İstanbul İl genelinde Milli Eğitimin ahvaline bakınca her zaman bir tezgah biter bir yenisi başlar. Hiçbir zaman tezgahın arkadan dolanmanın önü arkası kesilmez. Malumunuz yöneticilik için mülakatlar yapıldı. Elimize mülakat listeleri ulaştı. Bu komisyonlarda görevli Şube Müdürleri bila istisna tamamı Eğitim Birin militanı konumunda olan kişilerdi. Hatta içlerinde öylesi azgınları ve ahlaksızları vardı ki bir Türk Eğitim Sen li ile gezen Eğitim Bir öğretmeni tehdit edecek kadar alçak. Sen ne diye onlarla geziyorsun diyecek kadar kafayı yemiş budala. Sonuçlar hepinizin malumu. Araya serpiştirilmiş 70-75 arası puan verilmiş başka sendika mensupları harici tamamı yine yandaş sendika mensubu kişiler. Kendi yandaşları için yüzler havada uçuşurken biat etmeyenlere ise çok görülen yetmişler. Böyle bir yönetim kafasıyla karşı karşıyayız.

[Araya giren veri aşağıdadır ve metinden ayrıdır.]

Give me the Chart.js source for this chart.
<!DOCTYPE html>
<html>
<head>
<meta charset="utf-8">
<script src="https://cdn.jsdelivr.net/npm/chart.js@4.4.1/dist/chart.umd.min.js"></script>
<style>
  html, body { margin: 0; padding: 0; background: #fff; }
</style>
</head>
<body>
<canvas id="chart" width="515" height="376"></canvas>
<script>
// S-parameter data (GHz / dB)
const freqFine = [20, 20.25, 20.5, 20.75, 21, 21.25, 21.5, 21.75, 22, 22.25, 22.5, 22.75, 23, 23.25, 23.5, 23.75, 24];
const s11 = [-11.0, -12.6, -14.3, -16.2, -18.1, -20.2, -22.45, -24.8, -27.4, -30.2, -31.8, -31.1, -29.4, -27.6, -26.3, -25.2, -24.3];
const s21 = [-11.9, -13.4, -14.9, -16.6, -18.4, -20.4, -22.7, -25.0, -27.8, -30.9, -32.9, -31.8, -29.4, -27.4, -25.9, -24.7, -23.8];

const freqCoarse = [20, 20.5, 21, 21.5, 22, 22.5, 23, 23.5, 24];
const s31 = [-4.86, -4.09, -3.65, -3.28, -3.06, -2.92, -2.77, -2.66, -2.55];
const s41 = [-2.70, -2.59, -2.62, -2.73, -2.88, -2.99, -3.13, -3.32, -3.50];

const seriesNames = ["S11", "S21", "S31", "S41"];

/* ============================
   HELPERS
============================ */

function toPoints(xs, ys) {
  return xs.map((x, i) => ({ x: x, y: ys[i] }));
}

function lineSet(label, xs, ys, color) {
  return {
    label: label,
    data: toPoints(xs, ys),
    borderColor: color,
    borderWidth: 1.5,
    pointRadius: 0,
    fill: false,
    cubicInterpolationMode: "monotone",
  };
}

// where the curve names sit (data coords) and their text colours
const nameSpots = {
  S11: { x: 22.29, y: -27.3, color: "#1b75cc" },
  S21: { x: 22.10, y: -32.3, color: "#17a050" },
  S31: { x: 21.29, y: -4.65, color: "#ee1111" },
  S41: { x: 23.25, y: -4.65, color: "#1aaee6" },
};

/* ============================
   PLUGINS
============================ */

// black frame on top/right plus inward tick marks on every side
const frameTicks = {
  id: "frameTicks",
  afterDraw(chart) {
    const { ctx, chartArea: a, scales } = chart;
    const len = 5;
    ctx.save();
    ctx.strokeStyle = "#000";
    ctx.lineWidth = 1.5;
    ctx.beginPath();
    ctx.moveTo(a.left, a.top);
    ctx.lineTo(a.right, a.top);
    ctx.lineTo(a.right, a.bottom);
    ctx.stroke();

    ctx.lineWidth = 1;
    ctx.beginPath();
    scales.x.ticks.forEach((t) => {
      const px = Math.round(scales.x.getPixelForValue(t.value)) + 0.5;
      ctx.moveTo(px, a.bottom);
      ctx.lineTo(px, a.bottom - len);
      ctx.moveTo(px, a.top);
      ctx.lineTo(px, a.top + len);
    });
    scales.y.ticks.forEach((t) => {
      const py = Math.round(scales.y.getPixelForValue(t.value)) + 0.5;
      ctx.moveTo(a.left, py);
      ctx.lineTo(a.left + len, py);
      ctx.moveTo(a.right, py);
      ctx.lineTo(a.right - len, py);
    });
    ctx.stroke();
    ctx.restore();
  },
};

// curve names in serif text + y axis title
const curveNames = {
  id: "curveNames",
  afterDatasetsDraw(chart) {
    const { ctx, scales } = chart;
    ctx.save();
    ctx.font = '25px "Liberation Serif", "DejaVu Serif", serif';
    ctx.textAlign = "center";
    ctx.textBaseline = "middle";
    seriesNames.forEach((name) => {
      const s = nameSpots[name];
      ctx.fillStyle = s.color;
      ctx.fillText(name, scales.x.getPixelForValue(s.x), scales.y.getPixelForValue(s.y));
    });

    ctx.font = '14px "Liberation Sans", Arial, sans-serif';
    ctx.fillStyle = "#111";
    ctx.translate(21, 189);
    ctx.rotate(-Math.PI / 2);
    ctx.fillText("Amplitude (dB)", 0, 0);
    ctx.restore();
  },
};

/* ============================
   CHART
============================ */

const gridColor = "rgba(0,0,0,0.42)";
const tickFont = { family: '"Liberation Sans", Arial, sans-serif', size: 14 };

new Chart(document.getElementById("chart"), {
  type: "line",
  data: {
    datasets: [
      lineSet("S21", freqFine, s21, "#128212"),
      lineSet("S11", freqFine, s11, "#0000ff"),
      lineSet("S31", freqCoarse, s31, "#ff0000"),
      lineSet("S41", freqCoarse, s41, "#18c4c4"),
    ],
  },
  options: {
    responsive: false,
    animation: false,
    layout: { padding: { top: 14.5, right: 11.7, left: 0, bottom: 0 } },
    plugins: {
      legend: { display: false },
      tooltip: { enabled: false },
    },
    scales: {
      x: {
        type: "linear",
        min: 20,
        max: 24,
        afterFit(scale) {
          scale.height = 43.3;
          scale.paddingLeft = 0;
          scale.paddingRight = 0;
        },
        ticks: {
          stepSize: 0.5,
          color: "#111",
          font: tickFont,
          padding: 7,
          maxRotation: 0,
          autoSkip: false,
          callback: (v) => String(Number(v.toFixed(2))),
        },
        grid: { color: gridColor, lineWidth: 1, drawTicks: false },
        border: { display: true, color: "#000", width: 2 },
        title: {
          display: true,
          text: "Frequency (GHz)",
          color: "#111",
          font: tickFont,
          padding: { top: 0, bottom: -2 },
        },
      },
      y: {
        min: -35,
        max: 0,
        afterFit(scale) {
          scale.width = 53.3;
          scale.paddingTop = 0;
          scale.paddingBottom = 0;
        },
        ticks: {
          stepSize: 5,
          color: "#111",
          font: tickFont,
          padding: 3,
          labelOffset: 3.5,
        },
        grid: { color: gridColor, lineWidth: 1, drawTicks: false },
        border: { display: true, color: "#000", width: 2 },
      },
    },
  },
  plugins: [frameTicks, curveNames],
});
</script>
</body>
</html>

Okul-Kurum Müdürlükleri atamaları yapıldı, yaklaşık yüzde doksanı kendi adamları. Ama kardeşim bu adamlar histerik ve doyumsuz. Nereden ne çıkartırımın peşindeler. Bir de baktık ki atama sırasında onlarca okul açık ilan edilmemiş. Hayırdır kardeş bunlar neden ilan edilmedi? E çünkü dönüşümleri tamamlanmadı. Ya kardeşim sen buraya Ortaokul demişsin, öğrencilerini öğretmenlerini başka okula nakletmeye başlamışsın, bu işlemler dönüşün tamamlanmasına mani değil de Müdür atamasına niçin mani görülüyor? Kem..küm… hesap var kardeşim hesap! Bu konuda elimiz boş dönüyoruz.

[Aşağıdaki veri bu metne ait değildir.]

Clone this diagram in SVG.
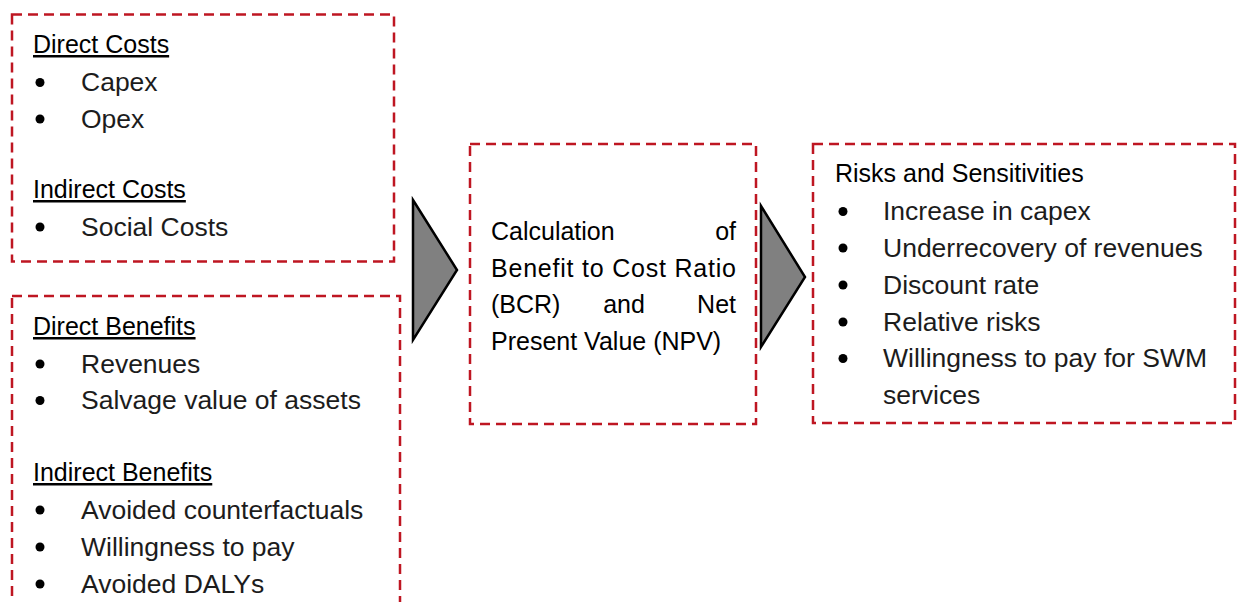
<svg xmlns="http://www.w3.org/2000/svg" width="1237" height="602" viewBox="0 0 1237 602">
<style>
.box{fill:none;stroke:#BE1622;stroke-width:2.5;stroke-dasharray:10 6}
.arrow{fill:#808080;stroke:#000;stroke-width:2.5;stroke-linejoin:miter}
text{font-family:"Liberation Sans",Arial,sans-serif;font-size:26.5px;fill:#1c1c1c}
.h{fill:#000;font-size:25px;text-decoration:underline}
.hn{fill:#000;font-size:25px}
.dot{fill:#000}
</style>
<rect width="1237" height="602" fill="#fff"/>
<g id="connectors">
<polygon class="arrow" points="413,200 457,270 413,340"/>
<polygon class="arrow" points="761,206 805,277 761,347"/>
</g>
<g id="costs">
<rect class="box" x="12" y="14.5" width="382" height="247"/>
<text class="h" x="33" y="53">Direct Costs</text>
<circle class="dot" cx="40" cy="82.5" r="4.5"/><text x="81" y="91">Capex</text>
<circle class="dot" cx="40" cy="119" r="4.5"/><text x="81" y="127.5">Opex</text>
<text class="h" x="33" y="198">Indirect Costs</text>
<circle class="dot" cx="40" cy="227" r="4.5"/><text x="81" y="235.5">Social Costs</text>
</g>
<g id="benefits">
<rect class="box" x="12" y="296" width="388" height="330"/>
<text class="h" x="33" y="335">Direct Benefits</text>
<circle class="dot" cx="40" cy="364" r="4.5"/><text x="81" y="372.5">Revenues</text>
<circle class="dot" cx="40" cy="400.5" r="4.5"/><text x="81" y="409">Salvage value of assets</text>
<text class="h" x="33" y="481">Indirect Benefits</text>
<circle class="dot" cx="40" cy="510" r="4.5"/><text x="81" y="518.5">Avoided counterfactuals</text>
<circle class="dot" cx="40" cy="547" r="4.5"/><text x="81" y="555.5">Willingness to pay</text>
<circle class="dot" cx="40" cy="584" r="4.5"/><text x="81" y="592.5">Avoided DALYs</text>
</g>
<g id="calculation">
<rect class="box" x="470" y="144" width="286" height="280"/>
<text class="hn" x="491" y="240">Calculation</text>
<text class="hn" x="736" y="240" text-anchor="end">of</text>
<text class="hn" x="491" y="277" textLength="245" lengthAdjust="spacing">Benefit to Cost Ratio</text>
<text class="hn" x="491" y="313">(BCR)</text>
<text class="hn" x="624" y="313" text-anchor="middle">and</text>
<text class="hn" x="736" y="313" text-anchor="end">Net</text>
<text class="hn" x="491" y="350">Present Value (NPV)</text>
</g>
<g id="risks">
<rect class="box" x="813" y="144" width="422" height="279"/>
<text class="hn" x="835" y="182">Risks and Sensitivities</text>
<circle class="dot" cx="843" cy="211.5" r="4.5"/><text x="883" y="220">Increase in capex</text>
<circle class="dot" cx="843" cy="248" r="4.5"/><text x="883" y="256.5">Underrecovery of revenues</text>
<circle class="dot" cx="843" cy="285" r="4.5"/><text x="883" y="293.5">Discount rate</text>
<circle class="dot" cx="843" cy="322" r="4.5"/><text x="883" y="330.5">Relative risks</text>
<circle class="dot" cx="843" cy="358.5" r="4.5"/><text x="883" y="367">Willingness to pay for SWM</text>
<text x="883" y="404">services</text>
</g>
</svg>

Ancak adamların ne elleri, ne de başka yerleri hiç boş durmuyor. Bu açık ilan edilmeyen okulların çoğunda halen kadrolu olan Okul Müdürlerini kaydırıp yerlerine sendikanın önerdiği kişileri sınıftan alıp müdür vekili yapmaya başladılar. Mahkemeyi bir değil iki kez hatta üç kez kazanan Okul Müdürlerine görev verilmiyor, sınıftan adam tutup Okul Müdürü yapıyorlar. Maksat açık daha çok işgal, daha çok tahakküm, daha çok zorbalık, daha çok hukuksuzluk ve adaletsizlik!
Bu duruma akıl sağlığı yerinde olan hiç kimse normaldir diyemez. Ancak böyle olması gerektiğini savunanların histerik vaka oldukları şüphe götürmez bir gerçekliktir.
Bir yandan birlikten beraberlikten bahsedeceksin; öte yandan kendin başka kimseye hayat hakkı tanımayacaksın bu ne menem çelişkidir.
Bir yandan adalet kelimesini diline dolayacaksın öte yandan her türlü hukuksuzluğu yapacaksın, bu ne rezilce bir bakıştır.
Bir yandan kardeşlik vurgusu yapacaksın, öte yandan senden olmayan herkese düşmanca davranacaksın, bu nasıl bir iki yüzlülüktür.
Bir yandan hukuk devletinde yaşıyoruz diyeceksin, öbür yandan hukukun hiçbir kararını uygulamayacaksın, bu nasıl devlet yönetmektir.
Sonuç olarak; bu ülkede hastalar vardır. Düşman üreten, düşman gören, hatta düşman yapmaya uğraşan hastalar. Gücü eline geçirince kendinden başka hiç kimseyi ülkenin bir ferdi olarak görmeyen hastalar vardır. Kendisi gibi düşünmeyen herkesi öteki gören hastalar vardır. Kendi camiasından başkasına hiçbir makamı mevkiyi hak görmeyenler vardır. Adaleti, liyakatı, ehliyeti umursamayan benciller vardır. Eğer bu ülke düzelecekse, ayrışmalar ve düşmanlıklar bitecekse önce bu hastalık tedavi edilmelidir. Sonra da iş ehline verilmeli, işin ehli her şeyi yeniden düzeltmelidir.